Auth-keys is used to generate an authorized keys file suitable for use with the AuthorizedKeysCommand in ssh - basically, you can dynamically generate the the public keys that should be allowed to log in for an account when someone tries to login, vs up front. This means that you don't have to regenerate auth keys files when keys change, only when someone tries to login. Also, it generates the authorized_keys file with a specific wrapper command that handles figuring out how to get the user into the container - via switchns - and in the future would also allow things like different access levels for Git because the command can generate environment variables that get passed to that command script.

add-keys sends a public key to the server and associates it with a specific container or repository. When SSH is properly configured (which it isn't by default, we have a todo to add that doc) - an ssh attempt by a system user associated with a container (geard creates users for each container) will look into the keys associated with the container - finding a match, it would allow login to proceed, run switchns to put the user into the container in /bin/bash.

init-repo generates a git repo inside of a single container - the "geard-githost". This container has a git environment and is an equivalent to something like gitorius. The init repo command does a switchns into the container on behalf of the unix user associated with the git repo (so that someone can ssh in), then invokes a known script to generate a git repo.
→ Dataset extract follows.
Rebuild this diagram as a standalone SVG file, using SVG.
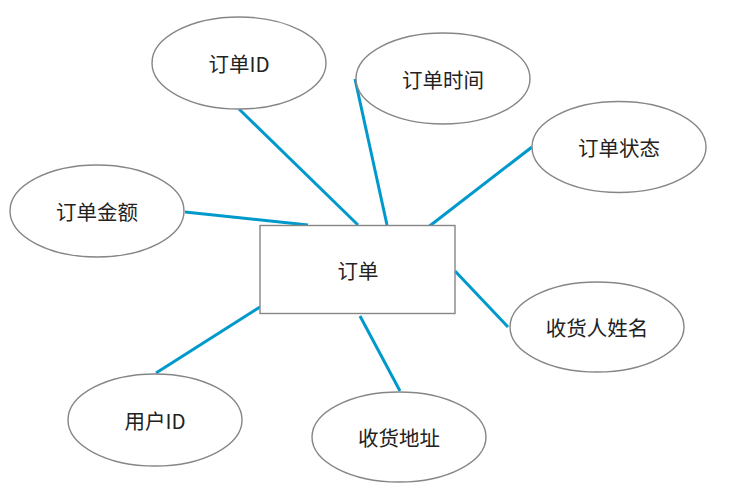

In this case the user is more like a normal system user - the container runs with elevated privileges, but inside the container the user is constrained by SELinux and regular unix permissions, so they can access their own repo dir but not much else.

All of the complexity here is bridging the gap to future work in Docker that would allow remote execution of commands over SPDY from a local client (docker exec with remote invocation), but also to continue to support existing SSH / Git patterns that are difficult to reimplement, like Kerberos based SSH or secure Git hosting. It's using traditional unix patterns, just in moderately complex ways.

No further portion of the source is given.